Greek national law requires that applicants to police school who wish to train as police officers must be at least 1.7 metres tall without shoes, whether male or female. Ms Kalliri’s application to join the police school was rejected on the basis that she was only 1.68 metres tall. She brought a complaint in the Greek courts, and a referral was made to the European Court of Justice to ask whether the minimum height requirement was compatible with EU equal treatment law.

The European Court of Justice held that the height requirement was indirectly discriminatory on grounds of sex, in that far more women are likely to be disadvantaged by the minimum threshold than men. Whilst the Greek government did have a legitimate aim in the effective accomplishment of police functions, the height requirement was not a proportionate means of achieving it. This was because not all police roles require physical aptitude and, even if they did, physical aptitude is not necessarily correlated to height.

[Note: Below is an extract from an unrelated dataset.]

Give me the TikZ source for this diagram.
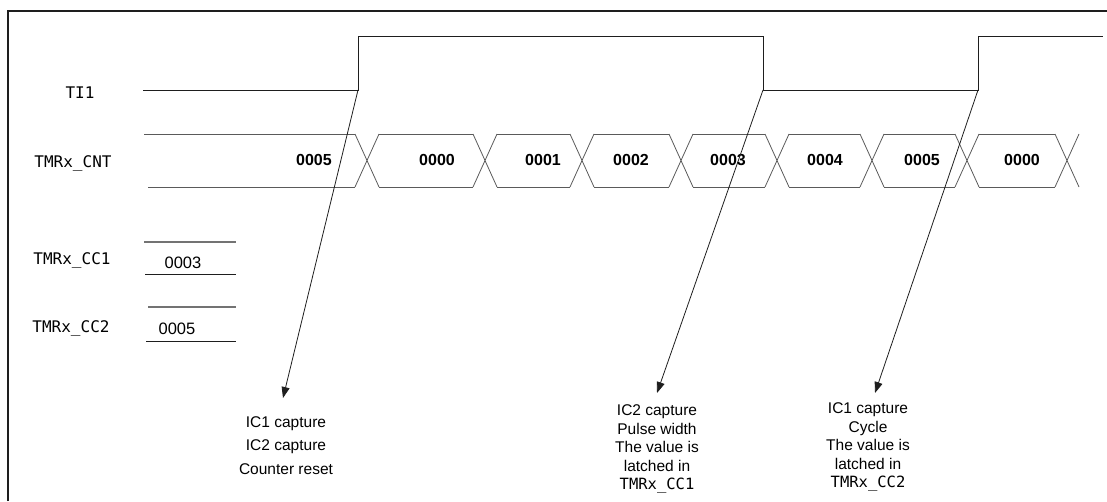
\documentclass[tikz,border=0pt]{standalone}
\usepackage{fontspec}
\setmainfont{Liberation Sans}
\newfontfamily\gothfont{DejaVu Sans Mono}
\usetikzlibrary{arrows.meta}
\definecolor{ink}{RGB}{30,30,30}
\definecolor{wire}{RGB}{90,90,90}
\tikzset{
  x=1pt,y=-1pt,
  frame/.style={line width=1.8pt,draw=ink},
  sig/.style={line width=0.8pt,draw=ink},
  bus/.style={line width=0.8pt,draw=wire},
  reg top/.style={line width=1.2pt,draw=black!55},
  reg bot/.style={line width=0.9pt,draw=ink},
  signame/.style={font=\gothfont\fontsize{16}{18}\selectfont,inner sep=0pt},
  val/.style={font=\bfseries\fontsize{16}{19}\selectfont,inner sep=0pt},
  regval/.style={font=\fontsize{16.5}{19}\selectfont,inner sep=0pt},
  note/.style={align=center,inner sep=0pt,font=\fontsize{15.5}{#1}\selectfont},
  note/.default=18.5,
  ptr/.style={-{Triangle[length=11pt,width=8pt]},line width=0.8pt,draw=ink},
}
\begin{document}
\begin{tikzpicture}
  \useasboundingbox (0,0) rectangle (1107,501);
  \draw[frame] (8,501) -- (8,11) -- (1107,11);
  % signal names
  \node[signame] (ti) at (80,93) {TI1};
  \node[signame] (cnt) at (73,163) {TMRx\_CNT};
  \node[signame] (cc1) at (72,260) {TMRx\_CC1};
  \node[signame] (cc2) at (71,328) {TMRx\_CC2};
  % input waveform
  \draw[sig] (143,90) -- (358,90) coordinate (e1) -- (358,36) -- (763,36)
    -- (763,90) coordinate (e2) -- (978,90) coordinate (e3) -- (978,36) -- (1103,36);
  % counter bus
  \draw[bus] (144,134) -- (355,134) (148,187) -- (355,187);
  \foreach \c in {367,485,582,681,777,872,967,1067}
    \draw[bus] (\c-12,134) -- (\c+12,187) (\c-12,187) -- (\c+12,134);
  \foreach \a/\b in {367/485,485/582,582/681,681/777,777/872,872/967,967/1067}
    \draw[bus] (\a+12,134) -- (\b-12,134) (\a+12,187) -- (\b-12,187);
  \foreach \x/\v [count=\i] in {314/0005,437/0000,543/0001,631/0002,728/0003,825/0004,922/0005,1022/0000}
    \node[val] (v\i) at (\x,160) {\v};
  % capture registers
  \draw[reg top] (144,242) -- (236,242);
  \draw[reg bot] (145,274) -- (236,274);
  \node[regval] (r1) at (183,263) {0003};
  \draw[reg top] (148,307) -- (236,307);
  \draw[reg bot] (146,341) -- (236,341);
  \node[regval] (r2) at (177,329) {0005};
  % events
  \node[note=23.5] (n1) at (286,445.5) {IC1 capture\\IC2 capture\\Counter reset};
  \node[note] (n2) at (657,449) {IC2 capture\\Pulse width\\The value is\\latched in\\{\gothfont TMRx\_CC1}};
  \node[note] (n3) at (868,447) {IC1 capture\\Cycle\\The value is\\latched in\\{\gothfont TMRx\_CC2}};
  \coordinate (t1) at (283,398);
  \coordinate (t2) at (657,393);
  \coordinate (t3) at (875,393);
  \draw[ptr] (e1) -- (t1);
  \draw[ptr] (e2) -- (t2);
  \draw[ptr] (e3) -- (t3);
\end{tikzpicture}
\end{document}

Other reasons pointed to by the ECJ were that the law had previously required female police applicants to meet the lower threshold of 1.65 metres, and that the minimum height requirement for female applicants to the Greek armed forces, port police and coast guard was only 1.6 metres. Ultimately, if the Greek government wished to ensure the physical aptitude of its police recruits, it should conduct pre-selection aptitude tests rather than applying rigid requirements across the board. For those reasons, the disadvantage caused to women by the height requirement was not objectively justified and amounted to indirect sex discrimination.

Minimum height requirements are probably one of the clearest examples of work-related criteria or policies which have the potential to be indirectly discriminatory. Employers should avoid having any kind of blanket restrictions or requirements unless they are clearly able to show that they are a proportionate means of achieving a legitimate aim.